Tag Archives: toys

    Welcome, Girl w/Pen!

    Teaching TSP is very happy that Girl w/Pen has joined TSP’s Community!  Of course, we’re happy for many reasons, but one that we must highlight is the fantastic amount of teaching resources that can be found on the blog.  Here’s an example, posted by Girl w/ Pen’s Deborah Siegel last month, which could easily be adapted to the classroom.

    Start by giving your students this short, in-class quiz.

    1. Children rarely have a firm sense of what “gender” they are until they are how old?
    a) 1 year
    b) 2 years
    c) 3 years

    2. This past holiday season, which country produced a toy catalog featuring a boy cradling a doll and a girl riding a race car?
    a) the US
    b) Sweden
    c) France

    3. True or false: In a study of 120 pregnant women conducted shortly after women learned the sex of their baby, those who knew they were carrying females described their fetuses’ movements as gentle, quiet, and rolling while those carrying males described kicks, jabs, and a saga of earthquakes.

     

    Then, to get the answers and learn much more, watch this TED Talk in class.

    Teaching with Toys

    Image via Daniel Oines, flickr.com

    As the holidays draw near, it seems fitting that several of this week’s citings were about toy stores.  One of the citings, found here, was about a Swedish company that is working to eliminate gendered toys.
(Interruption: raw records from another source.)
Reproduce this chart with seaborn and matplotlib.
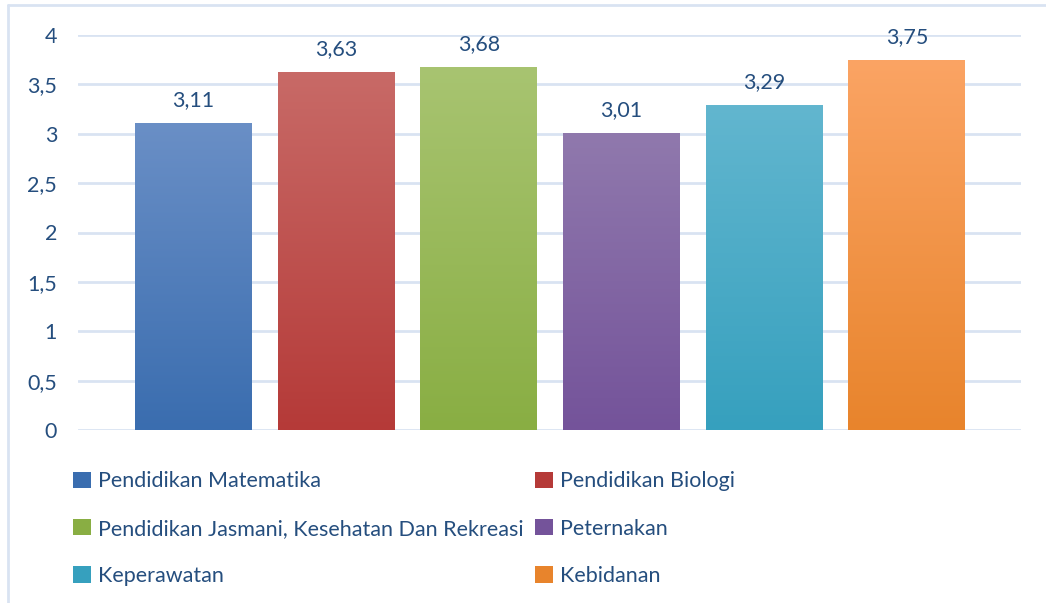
import numpy as np
import pandas as pd
import matplotlib
matplotlib.use("Agg")
import matplotlib.pyplot as plt
import seaborn as sns
from matplotlib.colors import LinearSegmentedColormap
from matplotlib.patches import Patch

categories = ["Pendidikan Matematika", "Pendidikan Biologi",
              "Pendidikan Jasmani, Kesehatan Dan Rekreasi", "Peternakan",
              "Keperawatan", "Kebidanan"]
values = [3.11, 3.63, 3.68, 3.01, 3.29, 3.75]
value_labels = ["3,11", "3,63", "3,68", "3,01", "3,29", "3,75"]
yticks = [0, 0.5, 1, 1.5, 2, 2.5, 3, 3.5, 4]
ytick_labels = ["0", "0,5", "1", "1,5", "2", "2,5", "3", "3,5", "4"]

top_colors = ["#6A8FC6", "#C86A67", "#A8C471", "#9079AD", "#62B6CF", "#FBA464"]
bot_colors = ["#3A6DAF", "#B53A38", "#89AE43", "#74539A", "#36A0BE", "#E8842C"]

sns.set_style("white")
plt.rcParams["font.family"] = ["Lato", "DejaVu Sans"]
text_color = "#254E7E"
grid_color = "#D9E3F2"
FS = 15.5

fig = plt.figure(figsize=(10.46, 6.03), dpi=100)
ax = fig.add_axes([78 / 1046, 1 - 430 / 603, (1021 - 78) / 1046, (430 - 35) / 603])

df = pd.DataFrame({"cat": categories, "val": values})
sns.barplot(data=df, x="cat", y="val", hue="cat", palette=bot_colors,
            width=0.82, legend=False, ax=ax, saturation=1)

# gradients
for i, p in enumerate(ax.patches):
    x0, y0 = p.get_x(), p.get_y()
    w, h = p.get_width(), p.get_height()
    cmap = LinearSegmentedColormap.from_list("g", [bot_colors[i], top_colors[i]])
    grad = np.linspace(0, 1, 256).reshape(-1, 1)
    im = ax.imshow(grad, cmap=cmap, origin="lower", aspect="auto",
                   extent=[x0, x0 + w, y0, y0 + h], zorder=p.get_zorder() + 0.1)
    im.set_clip_path(p)
    p.set_edgecolor("none")
    ax.text(x0 + w / 2, y0 + h + 0.13, value_labels[i], ha="center", va="bottom",
            fontsize=FS, color=text_color)

ax.set_xlim(-0.81, 5.8)
ax.set_ylim(0, 4)
ax.set_yticks(yticks)
ax.set_yticklabels(ytick_labels, fontsize=FS, color=text_color)
ax.set_xticks([])
ax.set_xlabel("")
ax.set_ylabel("")
ax.tick_params(axis="y", length=0, pad=15)
ax.yaxis.grid(True, color=grid_color, linewidth=2)
ax.set_axisbelow(True)
for s in ax.spines.values():
    s.set_visible(False)

# outer border (left/top)
fig.add_artist(plt.Line2D([8 / 1046, 8 / 1046], [0, 1 - 5 / 603], color=grid_color,
                          linewidth=2, transform=fig.transFigure))
fig.add_artist(plt.Line2D([8 / 1046, 1], [1 - 5 / 603, 1 - 5 / 603], color=grid_color,
                          linewidth=2, transform=fig.transFigure))

handles = [Patch(facecolor=bot_colors[i], edgecolor="none") for i in range(len(categories))]
for col, xpx in [(0, 69), (1, 531)]:
    idx = [col, col + 2, col + 4]
    leg = fig.legend([handles[k] for k in idx], [categories[k] for k in idx],
                     loc="upper left", bbox_to_anchor=(xpx / 1046, 1 - 467 / 603),
                     frameon=False, fontsize=FS, labelcolor=text_color,
                     handlelength=0.8, handleheight=0.8, handletextpad=0.35,
                     labelspacing=1.27, borderaxespad=0, borderpad=0.2)

fig.savefig("out.png", dpi=100)
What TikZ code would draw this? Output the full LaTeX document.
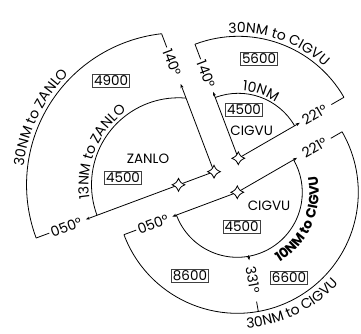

The other, found here, focused on class and toys.

    Below is an expanded version of a related activity (that we posted about briefly in the past).  This activity focuses on gender and toys, but you could also include class and toys (or ask the class to read the second citing listed above as part of the discussion after the activity).

    Go to a local toy store or department store, and bring something to take notes. While you are there, take detailed notes about the following:

    *Can you tell if there is a boys’ section and a girls’ section? How do you know?
    *If there are boys’ and girls’ sections, how do they differ? (Think about the number of toys, colors of toys, types of toys, etc.)
    *If there are boys’ and girls’ sections, how are they similar?
    *Do the toys seem to encourage different types of values?
    *Do the toys seem to encourage different roles for boys and girls?
    *What other differences or similarities do you see?

    Students could bring their notes to class for group discussion and/or write a paper based on their findings. If they write a paper, be sure to ask them to give detailed descriptions as well as link their findings to material covered in class (and turn their notes in with the paper).